Podemos ahora precisar que la novela se deja especificar como histórica. No solo «cuenta una acción ocurrida en una época anterior a la del novelista» -definición minimalista que propuso Enrique Anderson Imbert, ratificada por Seymour Menton14-, sino que -criterio complementario que me parece indispensable- asume la perspectiva histórica15. Efectivamente, además de centrarse en el tema de la Conquista, la novela construye un cuadro sugerente de la misma que intenta recuperar y contrastar los puntos de vista de los españoles y de los indígenas y mostrar el proceso de interpretación mutua, con sus equívocos y malentendidos; también rescata y pone de relieve aspectos de la «pequeña Historia» (datos ciertos, como la búsqueda de la conjunción de los mares, o dudosos, como los relacionados con la herejía «maladronófila»); todo esto en el marco de una interpretación histórica sensible a la trascendencia de los acontecimientos y a procesos de larga duración como el del mestizaje.

Conviene ser aún más precisos: la narración de la Historia no se hace según una estética realista, sino «simbolista», en el sentido de que no se busca la exactitud factual y la verosimilitud sino el valor representativo, significativo o sugerente de los componentes temáticos y de las peripecias. Al mismo tiempo, la fantasía, el humor y la ironía -los tres omnipresentes, como ya he señalado- acaban de «desrealizar» el relato.

Ahora bien, creo que semejante desrealización constituye un criterio suficiente para no incluir Maladrón dentro de una nómina de novelas históricas «tradicionales»16 y para considerar que, en 1969, representaba una modalidad de «nueva novela histórica». Quizás se pueda hablar de una transferencia a la novela histórica de la estética esperpéntica de El Señor Presidente, a su vez inspirada en Tirano Banderas.

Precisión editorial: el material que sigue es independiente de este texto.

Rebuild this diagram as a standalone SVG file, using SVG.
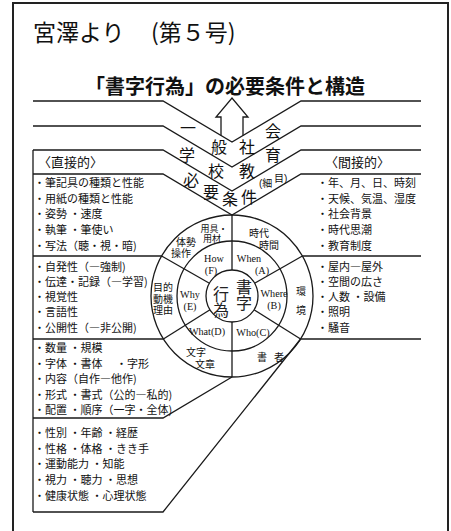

Pero podemos aducir otro argumento partiendo del comentario de Lukács que hizo Leo Pollmann17. Si admitimos que lo que caracteriza la novela es la constructividad de una totalidad y de un sentido, la historia de la novela nos obliga a distinguir entre constructividad acabada y constructividad inacabada o inacabable, siendo quizás este último rasgo el que mejor defina el paradigma de la novela moderna (véase especialmente la novela modernista anglosajona, mucho antes del «nouveau román»)18. Así pues, Maladrón, a partir de una situación inicial de desorden o catástrofe, propone una odisea constructora, cuyo fin queda incierto y ambiguo; en este sentido, participa del paradigma de la «nueva novela» y de esta forma también -ya que no conviene desvincular la historia de la novela histórica de la historia de la novela a secas- constituiría una «nueva novela histórica».

Solo me queda por señalar que esa nueva novela histórica representa una fórmula entre otras dentro de esta misma familia; una fórmula que se caracteriza aún por su entonación hispanoamericana, pues no duda en integrar elementos mágicos en la historia (véanse, entre otros, el hombre-taltuza, pp. 55-59, la talla que cobra vida y habla, pp. 165 y también 177, la tertulia de ultratumba, p. 242) y sobre todo se entronca plenamente con las tradiciones de la novela indigenista (en especial la incorporación de una visión indígena y cierto mestizaje del idioma) y de lo real-maravilloso (celebración del espacio). De hecho, los Andes Verdes del título actúan menos como determinación geográfica (más simbólica que concreta) que como objeto y sujeto de la «epopeya».